Join the Conversation

9 Comments

  1. “the task force recommended a long-term plan for shared use of Cubberley between the city and the school district and an investment in repairing the center’s aged infrastructure.”

    Well, the chickens finally come home to roost. I am not a big Kevin Skelly detractor as some, but I think his contributions will long be overshadowed by the monumentally bad decision not to use the Measure A funds available to rebuild Cubberly along with improving Gunn, rather than just building extra space at Gunn to expand that campus.

    Measure A was written to quite clearly allow the board discretion to repair rebuild or reopen Cubberly, but after Mr. Skelly arrived, it quickly became clear we would be asked for money again. Chickens…

  2. For years I have wondered why it was so much better to turn Gunn into a monster campus and bus students in adding to the traffic mess at Foothill and Arastedero, when we had another High School campus going to waste and ruin.
    I remember looking over my backyard fence in the 60’s and seeing a thriving campus full of LOCAL AREA students.
    How is Busing and multiple drop-off car trips a BETTER for the environment solution than true local schools?

    Fix the Campus. Design it so it can be easily reconfigured (movable fence) to support any size combination of the 3 school divisions.

  3. Honestly, in the end you’re going to need both Gunn and Paly to be expanded, as well as re-open Cubberly. It won’t be a “one or another” solution. Expanding the existing schools is happening now. Whereas any action on Cubberly couldn’t be taken until after the lease was over anyway.

    Pay me now or pay me later…but the end result will be the same.

  4. I think the shared use is complicated.
    Still, I would knock the crumbling place down entirely (sure needs it) and rebuild it as a wonderful, new up to code high school. IT WAS wonderful as Cubberley HS once upon a time.
    Secondarily, a minor portion of land could be used for community/city purposes. Look, we have the huge new Mitchell Park Community Center right down the street — that should fulfill most “community” needs. I hope they expedite getting that facility open ASAP.

  5. The covenant is not completely obsolete. While Garland may be occupied by a school, it is a private school and there is nothing stopping the school district from selling the site. They have already proven that they are so greedy that they will continue to lease the school space while our neighborhood school enrollment climbs to 550 kids. At the same time, all three middle schools are completely full and Garland could be an easy add-on to Jordan.

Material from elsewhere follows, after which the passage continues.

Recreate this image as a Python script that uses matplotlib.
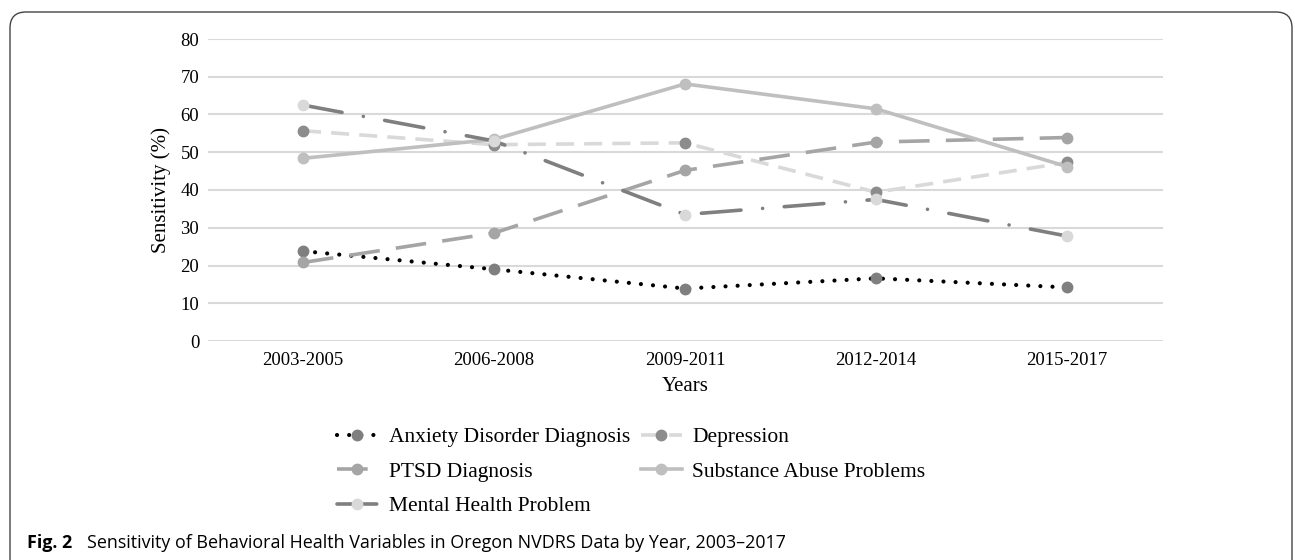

  6. I want to correct one important piece of misinformation in the comments here. The new community center space at the future Mitchell Park Center will NOT “fulfill most community needs.” In fact, it will fill a small fraction of the existing community need. The MP site community space is being designed to the same size as the previous MP center. It will not provide adequate space for community choirs and orchestras, dance programs, cultural outreach, child care, art programs, the extensive athletic programming, senior services, and many other programs that currently reside at Cubberley.

    A shared city/school use is a really good idea that should be actively explored.

    If we lose Cubberley as a community Center, the community service void that will be created will be gigantic. It is very important to understand this.

  7. Dump Cubberley and save 10 million a year. Let the rich school district fend for itself.

    For 10 million a year the City could do lots of good things for lots of people or just save the money.

  8. Once again in the interests of full disclosure I’m a former Midtowner and Cubberley grad (also De Anza RIP /Wilbur grad).

    Should the campus be razed or substantially renovated, I would hope minimally two icons would be saved — “The Totem” (aka the school yearbook as well the ediface in the middle of campus) and the basketball arena (aka “The Presley Pagoda”. If you have to ask who Bud Presley is you were not part of the south Palo scene in the mid 60s).

    Cubberley grads are in their mid 50s to early 70s now—the few still in the Palo Alto area will hopefully voice their opinions to the PASD and help preserve some remnant of the campus.